As is exhibited below we can now see the full list of ensembl transcipts of PIK3CA based on the ensembl version 75 annotations of which there are 5. You can add as many tracks onto the viewer as you want but note that the available tracks will differ between species and even between assemblies.
Turn on the GTEx Gene track. Which tissue/cell type has the highest expression of PIK3CA?
Get a hint!
Try clicking on the track in the genome browser once it's enabled
Cells - EBV-transformed lymphocytes have the highest average expression at 11.3 RPKM.
Our discussion of the genome browser would not be complete without mentioning the BLAST-like alignment tool commonly refered to as BLAT. As the name would suggest BLAT works similarly to BLAST, however it works in conjunction with the UCSC genome browser and aligns only to the specified genome assembly. Let’s use BLAT to look at which section of the hg19 genome assembly the first primer pair in Supplemental Table S2 is amplifying, from the paper: “Non-exomic and synonymous variants in ABCA4 are an important cause of Stargardt disease.”. The forward primer used in this experiment is TTTCTGAAATTGGGATGCAG and the reverse primer is GTTTTCCCAGGCAGAACAGA. Go ahead and input these primers into BLAT in fasta format. Make sure to select the human hg19 reference assembly, then go ahead and click on submit.
BLAT will search the genome and output a table of possible matches between the genome assembly and the primer sequences. Unsurprisingly there are only two entries, one for each primer and each with 100% identity. Go ahead and click on “browser” to view one of these on the UCSC genome browser. The second primer should be close by, try and zoom out to find it.
Which gene do these primers attempt to amplify?
BLAT allowed us to get to a region based on a sequence, but what if we want to do the reverse of that, to get a sequence based on a region. Fortunately the UCSC genome browser has a tool for that as well called the UCSC Table Browser. Let’s get the DNA sequence for the gene PRLR using this tool. First navigate to the UCSC Table Browser (under Tools). There are a lot of options here but we only need to concern ourselves with a few. First make sure that the proper assembly is specified, in our case this should be hg19 (red boxes). Next because we want to return the sequence of the PRLR gene “Genes and Gene Predictions” should be selected under group. Let’s go ahead and look for this gene in the “UCSC Genes” track (green boxes). Further the table should be set to “knownGene” (blue box).
Next, click on “paste list” under “identifiers (names/accessions)” (see arrow in the figure above) and specify that PRLR is the gene we want the sequence for, and click “Submit”.
Back at the main table browser view, change the “output format” to “sequence” and click on “get output”. The table browser will ask what type of sequence we want for PRLR, let’s go ahead and get the protein sequence.

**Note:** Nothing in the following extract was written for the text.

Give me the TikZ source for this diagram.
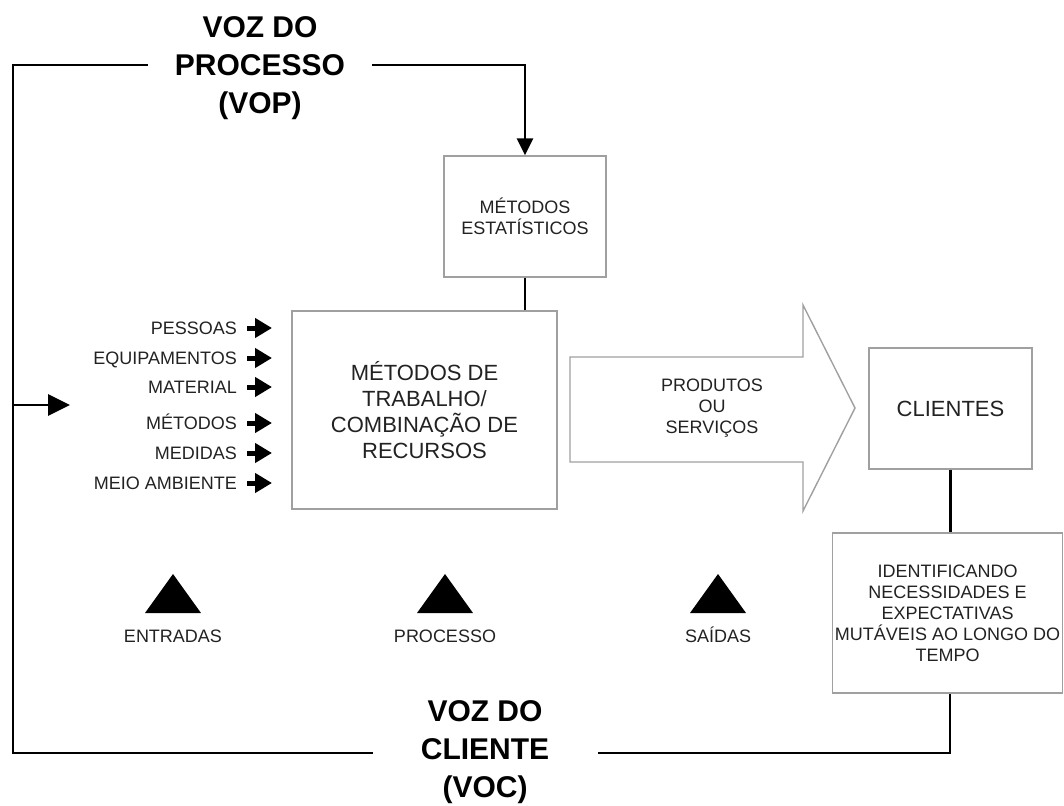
\documentclass[tikz,border=0pt]{standalone}
\usepackage{fontspec}
\setmainfont{Liberation Sans}
\usetikzlibrary{arrows.meta}
\definecolor{ink}{HTML}{222222}
\definecolor{edge}{HTML}{A0A0A0}
\begin{document}
\begin{tikzpicture}[x=1pt,y=-1pt,
  conn/.style={line width=2.9pt, draw=black},
  small/.style={font=\fontsize{18}{21}\selectfont},
  big/.style={font=\fontsize{22}{26}\selectfont},
  procbox/.style={draw=edge, line width=1.4pt, fill=white, inner sep=2pt,
    align=center, text=ink},
  title/.style={font=\bfseries\fontsize{30}{38}\selectfont, align=center,
    text=black, inner sep=0pt},
  lbl/.style={small, text=ink, anchor=east, inner sep=0pt,
    text height=12.9pt, text depth=0pt},
  lblarrow/.style={line width=5pt, -{Triangle[length=17pt,width=19pt]}},
  stage/.style={small, text=ink, inner sep=0pt, text height=12.9pt, text depth=0pt},
  wedge/.style={fill=black}
]
\useasboundingbox (0,0) rectangle (1064,805);

% titles of the two feedback loops
\node[title] (vop) at (260,68) {VOZ DO\\PROCESSO\\(VOP)};
\node[title] (voc) at (485,752) {VOZ DO\\CLIENTE\\(VOC)};

% boxes
\node[procbox, small, minimum width=162pt, minimum height=121pt] (est) at (525,216.5)
  {MÉTODOS\\ESTATÍSTICOS};
\node[procbox, big, minimum width=265pt, minimum height=198pt] (main) at (424.5,410)
  {MÉTODOS DE\\TRABALHO/\\COMBINAÇÃO DE\\RECURSOS};
\node[procbox, big, minimum width=163pt, minimum height=121pt] (cli) at (950.5,408.5)
  {CLIENTES};
\node[procbox, small, inner sep=1pt, minimum width=230pt, minimum height=160pt] (ident) at (947.5,613)
  {IDENTIFICANDO\\NECESSIDADES E\\EXPECTATIVAS\\MUTÁVEIS AO LONGO DO\\TEMPO};

% outputs block arrow
\draw[draw=edge, line width=1.4pt, fill=white]
  (570,357) -- (803,357) -- (803,305) -- (855,408) -- (803,511) -- (803,462) -- (570,462) -- cycle;
\node[small, text=ink, align=center] (out) at (712,408) {PRODUTOS\\OU\\SERVIÇOS};

% loop corners and gaps around the titles
\coordinate (tl) at (13,65);
\coordinate (bl) at (13,753);
\coordinate (tr) at (525,65);
\coordinate (br) at (950,753);
\coordinate (gapTL) at (148,65);
\coordinate (gapTR) at (372,65);
\coordinate (gapBL) at (373,753);
\coordinate (gapBR) at (598,753);
\coordinate (entry) at (70,405);

\draw[conn] (gapTL) -- (tl) -- (bl) -- (gapBL);
\draw[conn, -{Triangle[length=17pt,width=16pt]}] (gapTR) -- (tr) -- (est.north);
\draw[conn] (gapBR) -- (br) -- (br |- ident.south);
\draw[conn, -{Triangle[length=22pt,width=21pt]}] (tl |- entry) -- (entry);

% links between boxes
\draw[conn] (est.south) -- (est.south |- main.north);
\draw[conn] (cli.south) -- (cli.south |- ident.north);

% inputs
\foreach \name/\txt/\y in {p1/PESSOAS/328, p2/EQUIPAMENTOS/358, p3/MATERIAL/387,
                           p4/MÉTODOS/423, p5/MEDIDAS/453, p6/MEIO AMBIENTE/483} {
  \node[lbl] (\name) at (237,\y) {\txt};
  \draw[lblarrow] ([xshift=10pt]\name.east) -- ([xshift=35pt]\name.east);
}

% stage markers
\foreach \name/\txt/\x in {s1/ENTRADAS/173, s2/PROCESSO/445, s3/SAÍDAS/718} {
  \fill[wedge] (\x-28,613) -- (\x+28,613) -- (\x,574) -- cycle;
  \node[stage] (\name) at (\x,636) {\txt};
}
\end{tikzpicture}
\end{document}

How many transcript are there for PRLR in the UCSC known genes track? Use the results from the table browser.
Try using BLAT on the protein sequence for entry “uc003jjm.3”. Which Ensembl transcript does this protein most closely correspond to?
Remember that since we output and BLAT aligned a protein sequence, only the protein coding part is expected to match an Ensembl transcript annotation.
You may need to zoom in to each end of the BLAT alignment to see how it lines up with the CDS/UTR boundaries of specific Ensembl transcripts.
ENST00000382002 matches the same 622 amino acid sequence of uc003jjm.3.